▸ **Exercise task**
Every line of the listing must be reproduced as it stands. Leave the images behind.

▸ **Dataset content**

+-------+

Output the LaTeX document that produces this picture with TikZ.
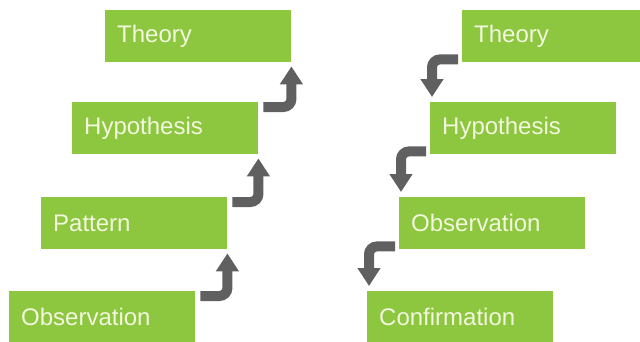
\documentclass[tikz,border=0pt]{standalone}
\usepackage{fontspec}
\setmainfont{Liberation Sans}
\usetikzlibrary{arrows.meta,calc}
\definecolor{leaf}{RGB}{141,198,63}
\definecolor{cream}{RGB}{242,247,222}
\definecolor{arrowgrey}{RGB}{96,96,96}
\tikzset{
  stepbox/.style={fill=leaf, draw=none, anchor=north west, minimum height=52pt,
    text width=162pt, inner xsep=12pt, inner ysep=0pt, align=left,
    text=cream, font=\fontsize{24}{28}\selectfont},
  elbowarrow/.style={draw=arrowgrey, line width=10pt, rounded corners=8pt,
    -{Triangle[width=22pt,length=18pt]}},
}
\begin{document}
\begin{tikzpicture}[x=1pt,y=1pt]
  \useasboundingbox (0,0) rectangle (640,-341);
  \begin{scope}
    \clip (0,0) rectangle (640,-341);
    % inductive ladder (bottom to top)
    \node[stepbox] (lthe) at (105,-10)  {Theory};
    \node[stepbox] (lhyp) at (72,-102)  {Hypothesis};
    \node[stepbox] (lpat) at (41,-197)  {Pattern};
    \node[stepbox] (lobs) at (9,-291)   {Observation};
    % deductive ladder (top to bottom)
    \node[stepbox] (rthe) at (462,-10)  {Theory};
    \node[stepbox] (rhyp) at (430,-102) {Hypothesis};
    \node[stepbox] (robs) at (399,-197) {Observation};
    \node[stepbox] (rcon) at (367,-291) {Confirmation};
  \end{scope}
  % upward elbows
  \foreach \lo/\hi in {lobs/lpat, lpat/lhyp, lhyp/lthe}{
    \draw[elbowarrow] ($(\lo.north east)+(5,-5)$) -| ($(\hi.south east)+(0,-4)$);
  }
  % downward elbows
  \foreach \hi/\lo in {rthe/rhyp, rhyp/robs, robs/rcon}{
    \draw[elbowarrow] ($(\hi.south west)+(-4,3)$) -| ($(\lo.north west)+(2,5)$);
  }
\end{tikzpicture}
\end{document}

+-------+

▸ **Output of the exercise**
Output the LaTeX document that produces this picture with TikZ.
\documentclass[tikz,border=0pt]{standalone}
\usepackage{fontspec}
\setmainfont{Liberation Sans}
\usetikzlibrary{arrows.meta,calc}
\definecolor{leaf}{RGB}{141,198,63}
\definecolor{cream}{RGB}{242,247,222}
\definecolor{arrowgrey}{RGB}{96,96,96}
\tikzset{
  stepbox/.style={fill=leaf, draw=none, anchor=north west, minimum height=52pt,
    text width=162pt, inner xsep=12pt, inner ysep=0pt, align=left,
    text=cream, font=\fontsize{24}{28}\selectfont},
  elbowarrow/.style={draw=arrowgrey, line width=10pt, rounded corners=8pt,
    -{Triangle[width=22pt,length=18pt]}},
}
\begin{document}
\begin{tikzpicture}[x=1pt,y=1pt]
  \useasboundingbox (0,0) rectangle (640,-341);
  \begin{scope}
    \clip (0,0) rectangle (640,-341);
    % inductive ladder (bottom to top)
    \node[stepbox] (lthe) at (105,-10)  {Theory};
    \node[stepbox] (lhyp) at (72,-102)  {Hypothesis};
    \node[stepbox] (lpat) at (41,-197)  {Pattern};
    \node[stepbox] (lobs) at (9,-291)   {Observation};
    % deductive ladder (top to bottom)
    \node[stepbox] (rthe) at (462,-10)  {Theory};
    \node[stepbox] (rhyp) at (430,-102) {Hypothesis};
    \node[stepbox] (robs) at (399,-197) {Observation};
    \node[stepbox] (rcon) at (367,-291) {Confirmation};
  \end{scope}
  % upward elbows
  \foreach \lo/\hi in {lobs/lpat, lpat/lhyp, lhyp/lthe}{
    \draw[elbowarrow] ($(\lo.north east)+(5,-5)$) -| ($(\hi.south east)+(0,-4)$);
  }
  % downward elbows
  \foreach \hi/\lo in {rthe/rhyp, rhyp/robs, robs/rcon}{
    \draw[elbowarrow] ($(\hi.south west)+(-4,3)$) -| ($(\lo.north west)+(2,5)$);
  }
\end{tikzpicture}
\end{document}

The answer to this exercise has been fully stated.